-------- Input
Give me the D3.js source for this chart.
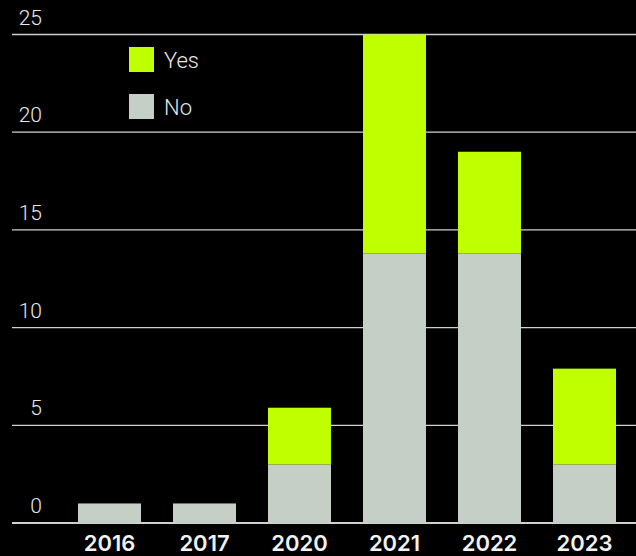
<!DOCTYPE html>
<html>
<head>
<meta charset="utf-8">
<script src="https://cdn.jsdelivr.net/npm/d3@7/dist/d3.min.js"></script>
<style>
  html, body { margin: 0; padding: 0; background: #000; }
  svg { display: block; }
</style>
</head>
<body>
<svg id="chart" width="636" height="556"></svg>
<script>
// Survey answers per year, stacked No (bottom) and Yes (top)
const years = ["2016", "2017", "2020", "2021", "2022", "2023"];
const noValues = [1, 1, 3, 13.8, 13.8, 3];
const yesValues = [0, 0, 2.9, 11.2, 5.2, 4.9];
const yTicks = [0, 5, 10, 15, 20, 25];
const seriesNames = ["Yes", "No"];
const seriesColors = { Yes: "#bfff00", No: "#c5cfc6" };

const svg = d3.select("#chart");
const W = 636, H = 556;

const rows = years.map((y, i) => ({ year: y, No: noValues[i], Yes: yesValues[i] }));
const stacked = d3.stack().keys(["No", "Yes"])(rows);

const x = d3.scaleBand()
  .domain(years)
  .range([62, 632])
  .paddingInner(0.337)
  .paddingOuter(0.1685);

const y = d3.scaleLinear().domain([0, 25]).range([523, 34.5]);

// Gridlines and tick labels
const grid = svg.append("g").attr("class", "grid");
grid.selectAll("line")
  .data(yTicks)
  .join("line")
  .attr("x1", 12).attr("x2", W)
  .attr("y1", d => y(d)).attr("y2", d => y(d))
  .attr("stroke", "#d0d0d0")
  .attr("stroke-width", d => d === 0 ? 2 : 1.3);

grid.selectAll("text")
  .data(yTicks)
  .join("text")
  .attr("x", 42)
  .attr("y", d => y(d) - 10)
  .attr("text-anchor", "end")
  .attr("fill", "#e8e8e8")
  .style("font-family", "Roboto, sans-serif")
  .style("font-size", "21px")
  .style("font-weight", 300)
  .text(d => d);

// Bars
svg.append("g")
  .selectAll("g")
  .data(stacked)
  .join("g")
  .attr("fill", d => seriesColors[d.key])
  .selectAll("rect")
  .data(d => d.filter(s => s[1] - s[0] > 0))
  .join("rect")
  .attr("x", d => x(d.data.year))
  .attr("width", x.bandwidth())
  .attr("y", d => y(d[1]))
  .attr("height", d => y(d[0]) - y(d[1]));

// Year labels
const xAxis = d3.axisBottom(x).tickSize(0).tickPadding(0);
const xg = svg.append("g").attr("transform", "translate(0,551)").call(xAxis);
xg.select(".domain").remove();
xg.selectAll("text")
  .attr("fill", "#f2f2f2")
  .attr("y", 0)
  .attr("dy", 0)
  .style("font-family", "Inter, sans-serif")
  .style("font-size", "22px")
  .style("font-weight", 600);

// Legend
const legend = svg.append("g").attr("transform", "translate(129,47)");
const item = legend.selectAll("g")
  .data(seriesNames)
  .join("g")
  .attr("transform", (d, i) => `translate(0,${i * 47})`);
item.append("rect")
  .attr("width", 25).attr("height", 25)
  .attr("fill", d => seriesColors[d]);
item.append("text")
  .attr("x", 35)
  .attr("y", 21)
  .attr("fill", "#e8e8e8")
  .style("font-family", "Roboto, sans-serif")
  .style("font-size", "22px")
  .style("font-weight", 300)
  .text(d => d);
</script>
</body>
</html>
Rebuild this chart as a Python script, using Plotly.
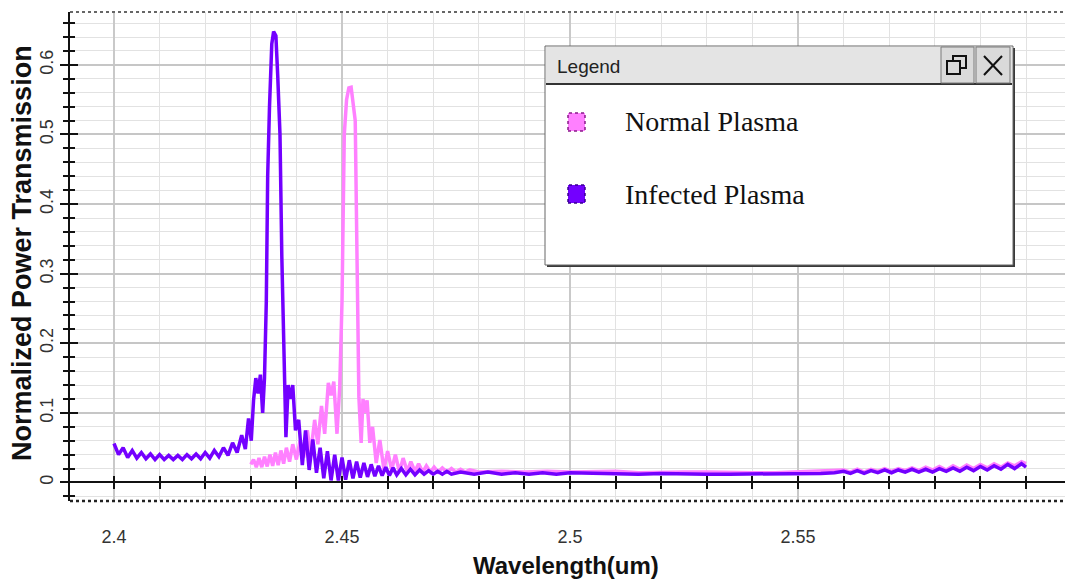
import plotly.graph_objects as go

# ---------------- data ----------------
infected_wl = [
    2.4000, 2.4010, 2.4020, 2.4030, 2.4040, 2.4050, 2.4060, 2.4070, 2.4080, 2.4090,
    2.4100, 2.4110, 2.4120, 2.4130, 2.4140, 2.4150, 2.4160, 2.4170, 2.4180, 2.4190,
    2.4200, 2.4210, 2.4220, 2.4230, 2.4240, 2.4250, 2.4260, 2.4270, 2.4280, 2.4288,
    2.4295, 2.4301, 2.4306, 2.4311, 2.4316, 2.4321, 2.4326, 2.4330, 2.4334, 2.4337,
    2.4341, 2.4346, 2.4350, 2.4355, 2.4359, 2.4364, 2.4368, 2.4372, 2.4377, 2.4382,
    2.4387, 2.4392, 2.4398, 2.4405, 2.4413, 2.4420, 2.4428, 2.4436, 2.4444, 2.4452,
    2.4460, 2.4468, 2.4476, 2.4484, 2.4492, 2.4500, 2.4508, 2.4516, 2.4524, 2.4532,
    2.4540, 2.4548, 2.4556, 2.4564, 2.4572, 2.4580, 2.4588, 2.4596, 2.4604, 2.4612,
    2.4620, 2.4630, 2.4640, 2.4650, 2.4660, 2.4670, 2.4680, 2.4690, 2.4700, 2.4710,
    2.4720, 2.4730, 2.4740, 2.4760, 2.4790, 2.4820, 2.4850, 2.4880, 2.4910, 2.4940,
    2.4970, 2.5000, 2.5050, 2.5100, 2.5150, 2.5200, 2.5250, 2.5300, 2.5350, 2.5400,
    2.5450, 2.5500, 2.5550, 2.5580, 2.5600, 2.5615, 2.5630, 2.5645, 2.5660, 2.5675,
    2.5690, 2.5705, 2.5720, 2.5735, 2.5750, 2.5765, 2.5780, 2.5795, 2.5810, 2.5825,
    2.5840, 2.5855, 2.5870, 2.5885, 2.5900, 2.5915, 2.5930, 2.5945, 2.5960, 2.5975,
    2.5990, 2.6000,
]
infected_t = [
    0.056, 0.040, 0.050, 0.036, 0.046, 0.035, 0.043, 0.034, 0.041, 0.033,
    0.040, 0.033, 0.039, 0.033, 0.039, 0.033, 0.040, 0.034, 0.041, 0.034,
    0.043, 0.035, 0.046, 0.037, 0.050, 0.039, 0.057, 0.043, 0.068, 0.048,
    0.092, 0.060, 0.118, 0.150, 0.128, 0.155, 0.100, 0.150, 0.260, 0.440,
    0.540, 0.630, 0.648, 0.642, 0.585, 0.500, 0.325, 0.190, 0.065, 0.140,
    0.120, 0.140, 0.075, 0.090, 0.025, 0.075, 0.018, 0.062, 0.014, 0.050,
    0.006, 0.045, 0.003, 0.040, 0.003, 0.036, 0.004, 0.032, 0.006, 0.030,
    0.007, 0.028, 0.008, 0.026, 0.009, 0.024, 0.010, 0.022, 0.010, 0.021,
    0.011, 0.020, 0.011, 0.019, 0.011, 0.018, 0.012, 0.017, 0.012, 0.016,
    0.012, 0.016, 0.012, 0.015, 0.012, 0.015, 0.012, 0.014, 0.012, 0.014,
    0.012, 0.014, 0.013, 0.013, 0.012, 0.013, 0.012, 0.012, 0.012, 0.012,
    0.013, 0.013, 0.013, 0.014, 0.016, 0.013, 0.017, 0.013, 0.017, 0.014,
    0.018, 0.014, 0.018, 0.015, 0.019, 0.015, 0.019, 0.015, 0.020, 0.016,
    0.021, 0.016, 0.022, 0.017, 0.023, 0.018, 0.024, 0.019, 0.026, 0.020,
    0.027, 0.022,
]

normal_wl = [
    2.4300, 2.4306, 2.4312, 2.4318, 2.4324, 2.4330, 2.4336, 2.4342, 2.4348, 2.4354,
    2.4360, 2.4366, 2.4372, 2.4378, 2.4385, 2.4392, 2.4400, 2.4408, 2.4416, 2.4424,
    2.4431, 2.4440, 2.4447, 2.4455, 2.4462, 2.4470, 2.4476, 2.4482, 2.4489, 2.4495,
    2.4500, 2.4505, 2.4510, 2.4515, 2.4520, 2.4524, 2.4529, 2.4533, 2.4537, 2.4542,
    2.4546, 2.4551, 2.4555, 2.4561, 2.4567, 2.4575, 2.4583, 2.4592, 2.4600, 2.4609,
    2.4617, 2.4626, 2.4634, 2.4643, 2.4651, 2.4660, 2.4668, 2.4677, 2.4685, 2.4694,
    2.4702, 2.4711, 2.4720, 2.4730, 2.4740, 2.4750, 2.4760, 2.4770, 2.4780, 2.4800,
    2.4850, 2.4900, 2.4950, 2.5000, 2.5050, 2.5100, 2.5150, 2.5200, 2.5250, 2.5300,
    2.5350, 2.5400, 2.5450, 2.5500, 2.5550, 2.5580, 2.5600, 2.5615, 2.5630, 2.5645,
    2.5660, 2.5675, 2.5690, 2.5705, 2.5720, 2.5735, 2.5750, 2.5765, 2.5780, 2.5795,
    2.5810, 2.5825, 2.5840, 2.5855, 2.5870, 2.5885, 2.5900, 2.5915, 2.5930, 2.5945,
    2.5960, 2.5975, 2.5990, 2.6000,
]
normal_t = [
    0.026, 0.033, 0.022, 0.035, 0.022, 0.037, 0.023, 0.040, 0.024, 0.043,
    0.025, 0.046, 0.027, 0.050, 0.030, 0.055, 0.033, 0.060, 0.036, 0.075,
    0.040, 0.090, 0.055, 0.110, 0.070, 0.143, 0.125, 0.145, 0.070, 0.137,
    0.260, 0.500, 0.550, 0.567, 0.568, 0.550, 0.520, 0.320, 0.123, 0.057,
    0.120, 0.100, 0.118, 0.057, 0.080, 0.028, 0.061, 0.018, 0.045, 0.018,
    0.040, 0.015, 0.035, 0.016, 0.030, 0.016, 0.027, 0.015, 0.024, 0.015,
    0.022, 0.015, 0.021, 0.015, 0.020, 0.015, 0.019, 0.015, 0.018, 0.015,
    0.016, 0.015, 0.016, 0.015, 0.015, 0.016, 0.014, 0.015, 0.015, 0.015,
    0.014, 0.014, 0.014, 0.015, 0.016, 0.017, 0.018, 0.015, 0.019, 0.015,
    0.019, 0.016, 0.020, 0.016, 0.020, 0.017, 0.021, 0.017, 0.022, 0.018,
    0.023, 0.018, 0.024, 0.019, 0.025, 0.020, 0.026, 0.021, 0.027, 0.022,
    0.028, 0.024, 0.030, 0.027,
]

series_names = ["Normal Plasma", "Infected Plasma"]
series_colors = ["#FF80FF", "#7300FF"]
x_tick_vals = [2.4, 2.45, 2.5, 2.55]
x_tick_text = ["2.4", "2.45", "2.5", "2.55"]
y_tick_vals = [0, 0.1, 0.2, 0.3, 0.4, 0.5, 0.6]
y_tick_text = ["0", "0.1", "0.2", "0.3", "0.4", "0.5", "0.6"]

X_RANGE = [2.39035, 2.60855]
Y_RANGE = [-0.0266, 0.676]

# ---------------- layout helpers (pixel -> paper) ----------------
W, H = 1065, 583
ML, MR, MT, MB = 70, 0, 12, 82
PW, PH = W - ML - MR, H - MT - MB


def px(X):
    return (X - ML) / PW


def py(Y):
    return (H - MB - Y) / PH


fig = go.Figure()

fig.add_trace(go.Scatter(
    x=normal_wl, y=normal_t, mode="lines", name=series_names[0],
    line=dict(color=series_colors[0], width=3.5), showlegend=False))
fig.add_trace(go.Scatter(
    x=infected_wl, y=infected_t, mode="lines", name=series_names[1],
    line=dict(color=series_colors[1], width=3.5), showlegend=False))

# dummy traces so that the overlay axes (crossing ticks) are drawn
fig.add_trace(go.Scatter(x=[None], y=[None], xaxis="x2", yaxis="y", showlegend=False, hoverinfo="skip"))
fig.add_trace(go.Scatter(x=[None], y=[None], xaxis="x3", yaxis="y", showlegend=False, hoverinfo="skip"))
fig.add_trace(go.Scatter(x=[None], y=[None], xaxis="x", yaxis="y2", showlegend=False, hoverinfo="skip"))

zero_pos = (0 - Y_RANGE[0]) / (Y_RANGE[1] - Y_RANGE[0])
tickfont = dict(family="Liberation Sans, Arial, sans-serif", size=18, color="#333333")

fig.update_layout(
    width=W, height=H,
    margin=dict(l=ML, r=MR, t=MT, b=MB, pad=0),
    paper_bgcolor="white", plot_bgcolor="white",
    showlegend=False,
    xaxis=dict(
        range=X_RANGE, tickmode="array", tickvals=x_tick_vals, ticktext=x_tick_text,
        ticks="", showline=False, zeroline=False,
        showgrid=True, gridcolor="#c9c9c9", gridwidth=1.5,
        minor=dict(tickmode="linear", tick0=2.4, dtick=0.01, showgrid=True,
                   gridcolor="#e2e2e2", gridwidth=1, ticks=""),
        tickfont=tickfont, ticklabelstandoff=23,
    ),
    xaxis2=dict(
        range=X_RANGE, overlaying="x", anchor="free", position=zero_pos,
        showline=True, linecolor="#111111", linewidth=2,
        ticks="outside", ticklen=6, tickwidth=2, tickcolor="#111111",
        tickmode="linear", tick0=2.4, dtick=0.01,
        showticklabels=False, showgrid=False, zeroline=False,
    ),
    xaxis3=dict(
        range=X_RANGE, overlaying="x", anchor="free", position=zero_pos,
        showline=False,
        ticks="inside", ticklen=6, tickwidth=2, tickcolor="#111111",
        tickmode="linear", tick0=2.4, dtick=0.01,
        showticklabels=False, showgrid=False, zeroline=False,
    ),
    yaxis=dict(
        range=Y_RANGE, tickmode="array", tickvals=y_tick_vals, ticktext=y_tick_text,
        showline=True, linecolor="#111111", linewidth=2,
        ticks="outside", ticklen=8, tickwidth=2, tickcolor="#111111",
        showgrid=True, gridcolor="#c6c6c6", gridwidth=1.5, zeroline=False,
        minor=dict(tickmode="linear", tick0=0, dtick=0.02, showgrid=True,
                   gridcolor="#e2e2e2", gridwidth=1, ticks="outside", ticklen=5,
                   tickwidth=2, tickcolor="#111111"),
        tickangle=-90, tickfont=dict(family="Liberation Sans, Arial, sans-serif", size=18, color="#333333"),
        ticklabelstandoff=0,
    ),
    yaxis2=dict(
        range=Y_RANGE, overlaying="y", anchor="x", side="left",
        showline=False, ticks="inside", ticklen=8, tickwidth=2, tickcolor="#111111",
        tickmode="array", tickvals=y_tick_vals, showticklabels=False,
        showgrid=False, zeroline=False,
        minor=dict(tickmode="linear", tick0=0, dtick=0.02, ticks="inside", ticklen=5,
                   tickwidth=2, tickcolor="#111111", showgrid=False),
    ),
)

shapes = []
# dotted frame lines (top and bottom)
shapes.append(dict(type="line", xref="paper", yref="paper", x0=0, x1=1, y0=1, y1=1,
                   line=dict(color="#666666", width=2, dash="dot"), layer="above"))
shapes.append(dict(type="line", xref="paper", yref="paper", x0=0, x1=1, y0=0, y1=0,
                   line=dict(color="#222222", width=2.5, dash="dot"), layer="above"))


def rect(X0, Y0, X1, Y1, **kw):
    d = dict(type="rect", xref="paper", yref="paper",
             x0=px(X0), x1=px(X1), y0=py(Y1), y1=py(Y0), layer="above")
    d.update(kw)
    return d


def seg(X0, Y0, X1, Y1, **kw):
    d = dict(type="line", xref="paper", yref="paper",
             x0=px(X0), x1=px(X1), y0=py(Y0), y1=py(Y1), layer="above")
    d.update(kw)
    return d


# legend window
shapes.append(rect(547, 48, 1015, 267, fillcolor="#3a3a3a", line=dict(width=0)))
shapes.append(rect(545, 46, 1013, 265, fillcolor="white", line=dict(color="#666666", width=1)))
shapes.append(rect(546, 47, 1012, 84, fillcolor="#e4e4e4", line=dict(width=0)))
shapes.append(seg(546, 84, 1012, 84, line=dict(color="#333333", width=2)))
# title-bar buttons
shapes.append(rect(941, 47, 974, 83, fillcolor="#dadada", line=dict(color="#7a7a7a", width=1)))
shapes.append(rect(976, 47, 1010, 83, fillcolor="#dadada", line=dict(color="#7a7a7a", width=1)))
shapes.append(rect(953, 56, 966, 68, fillcolor="#dadada", line=dict(color="#111111", width=2)))
shapes.append(rect(947, 61, 960, 74, fillcolor="#dadada", line=dict(color="#111111", width=2)))
shapes.append(seg(984, 56, 1002, 75, line=dict(color="#111111", width=2)))
shapes.append(seg(1002, 56, 984, 75, line=dict(color="#111111", width=2)))
# legend swatches
shapes.append(rect(568, 113, 585, 131, fillcolor=series_colors[0],
                   line=dict(color="#8a1a8a", width=1.5, dash="dot")))
shapes.append(rect(568, 185, 585, 203, fillcolor=series_colors[1],
                   line=dict(color="#3a0090", width=1.5, dash="dot")))

annotations = [
    dict(text="Legend", x=px(555), y=py(66), xref="paper", yref="paper",
         xanchor="left", yanchor="middle", showarrow=False,
         font=dict(family="Liberation Sans, Arial, sans-serif", size=19, color="#222222")),
    dict(text=series_names[0], x=px(623), y=py(122), xref="paper", yref="paper",
         xanchor="left", yanchor="middle", showarrow=False,
         font=dict(family="Liberation Serif, Times New Roman, serif", size=28, color="#111111")),
    dict(text=series_names[1], x=px(623), y=py(194), xref="paper", yref="paper",
         xanchor="left", yanchor="middle", showarrow=False,
         font=dict(family="Liberation Serif, Times New Roman, serif", size=28, color="#111111")),
    dict(text="<b>Normalized Power Transmission</b>", x=px(22), y=py(253),
         xref="paper", yref="paper", xanchor="center", yanchor="middle",
         textangle=-90, showarrow=False,
         font=dict(family="Liberation Sans, Arial, sans-serif", size=27, color="#111111")),
    dict(text="<b>Wavelength(um)</b>", x=px(566), y=py(565),
         xref="paper", yref="paper", xanchor="center", yanchor="middle",
         showarrow=False,
         font=dict(family="Liberation Sans, Arial, sans-serif", size=24, color="#111111")),
]

fig.update_layout(shapes=shapes, annotations=annotations)

fig.write_html(
    "out.html",
    config={"displayModeBar": False},
    post_script="document.body.style.margin='0';document.body.style.overflow='hidden';",
)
----------------
Leave the pictures out and print, exactly as written, every line from the one holding "Rebuild this chart" down to the one holding "import plotly.graph_objects as go", both of those included.

Rebuild this chart as a Python script, using Plotly.
import plotly.graph_objects as go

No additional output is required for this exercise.